Former state representative Bill Dyson confirmed Tuesday that he is considering running against Mayor John DeStefano Jr. to become New Haven’s next executive.
The longtime Connecticut politician maintained that he has not yet made a decision and is only pondering the many requests he said he has received to run for the position in this November’s election. So far, no one has formally announced that they will challenge DeStefano’s bid for a ninth consecutive term — a decision the mayor announced last October.
Dyson has a lengthy history with the city: He retired from the Connecticut House of Representatives after spending 32 years as the representative for the state’s 94th Assembly District. During that tenure, Dyson focused on prison re-entry issues and the state’s charter school system. If he decides to run for mayor, Dyson said, he will continue to concentrate on those issues and also will work toward more pervasive community policing and new solutions to homelessness and unemployment.

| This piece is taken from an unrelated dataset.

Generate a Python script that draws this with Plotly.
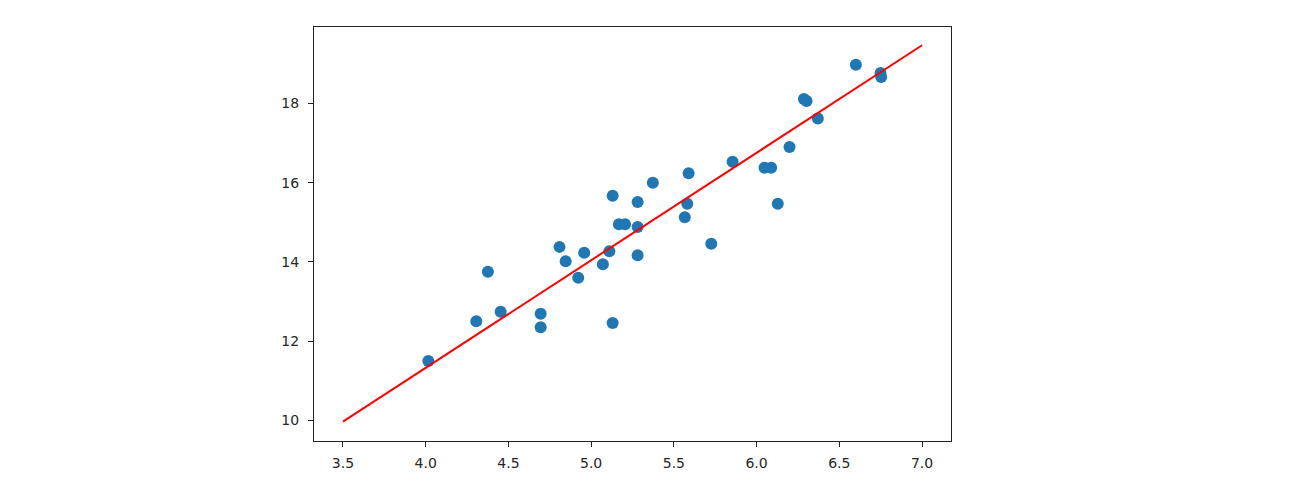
import plotly.graph_objects as go

# Scatter data
x_vals = [4.016, 4.306, 4.376, 4.453, 4.695, 4.695, 4.809, 4.846, 4.922, 4.958,
          5.071, 5.110, 5.130, 5.130, 5.168, 5.205, 5.281, 5.281, 5.281, 5.373,
          5.566, 5.581, 5.589, 5.726, 5.855, 6.048, 6.088, 6.128, 6.199, 6.286,
          6.302, 6.370, 6.600, 6.749, 6.753]
y_vals = [11.50, 12.50, 13.75, 12.74, 12.69, 12.35, 14.38, 14.02, 13.60, 14.23,
          13.94, 14.27, 12.46, 15.67, 14.95, 14.95, 15.51, 14.88, 14.17, 16.00,
          15.13, 15.47, 16.24, 14.46, 16.53, 16.38, 16.38, 15.47, 16.90, 18.11,
          18.06, 17.62, 18.98, 18.77, 18.67]

# Fitted line endpoints
line_x = [3.5, 7.0]
line_y = [9.97, 19.47]

x_ticks = [3.5, 4.0, 4.5, 5.0, 5.5, 6.0, 6.5, 7.0]
y_ticks = [10, 12, 14, 16, 18]

fig = go.Figure()
fig.add_trace(go.Scatter(x=x_vals, y=y_vals, mode="markers",
                         marker=dict(color="#1f77b4", size=12, line=dict(width=0)),
                         showlegend=False))
fig.add_trace(go.Scatter(x=line_x, y=line_y, mode="lines",
                         line=dict(color="#ff0000", width=2),
                         showlegend=False))

axis_common = dict(showgrid=False, zeroline=False, showline=True, linecolor="#222222",
                   linewidth=1, mirror=True, ticks="outside", ticklen=5,
                   tickcolor="#222222", tickwidth=1,
                   tickfont=dict(family="DejaVu Sans", size=14, color="#262626"))

fig.update_layout(
    width=1293, height=498,
    margin=dict(l=306, r=350, t=19, b=65),
    paper_bgcolor="white", plot_bgcolor="white",
    xaxis=dict(range=[3.325, 7.175], tickvals=x_ticks,
               ticktext=[f"{v:.1f}" for v in x_ticks], ticklabelstandoff=4,
               **axis_common),
    yaxis=dict(range=[9.48, 19.93], tickvals=y_ticks,
               ticktext=[str(v) for v in y_ticks], ticklabelstandoff=6,
               **axis_common),
)

fig.write_html("out.html")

New Haven, he said, has more than its fair share of problems.
“I think it’s fair to say that the public would love to see us go about resolving some of these issues,” Dyson said in an interview Tuesday. “Will we resolve them all at once? Probably not. But do we need to start the process? Absolutely.”
Dyson said the only reason he is considering a run for mayor is that many of his former constituents have asked that he challenge DeStefano. State Rep. Gary Holder-Winfield, who won the state congressional seat for the 94th Assembly District after Dyson retired, confirmed that many New Haven residents pushed him to convince Dyson to run for mayor. Holder-Winfield, who used to intern for Dyson in Hartford, maintained that he would not automatically endorse Dyson if he decides to run for mayor, but he said he believes it is important to provide the city’s electorate with more than one option for the mayoral election.
“I’ve heard a lot of people — not a few people, but a lot of people — who’ve asked me to talk to Bill about running,” Holder-Winfield said. “A lot of people are looking for an opportunity to vote for someone else. I don’t think the election should just be given up uncontested.”
Dyson agreed that the calls for a second candidate are twofold: Some people are dissatisfied with DeStefano’s record, but others simply want to be presented with a choice.
Because of Dyson’s decades-long career in the state congress and DeStefano’s 15-year tenure as mayor, the two have worked together on numerous issues affecting the New Haven community, such as public school education and prison re-entry reform. Though DeStefano said he has not spoken with his potential contender regarding his candidacy, the mayor said he has “a lot of respect” for Dyson, a fellow Democrat.
“Is he a good candidate for mayor? That’s something the voters will have to decide once he makes his case,” DeStefano said in an interview Tuesday.
Dyson said he has no date in mind by when he will make — or not make — an announcement concerning his potential candidacy. He has also said he may run as an independent. Until then, he said, he will maintain dialogue with voters and think long and hard about the prospect of becoming mayor. He added that his age may also play a determining role in his final decision — Dyson is 68-years-old, and he said he understands that might not be the prime time to revive a political career. But Holder-Winfield remained adamant that Dyson’s years would not affect his ability to serve.
“Bill Dyson at 68 has far more energy than a lot of people my age,” Holder-Winfield said.
The mayoral election will take place Nov. 3.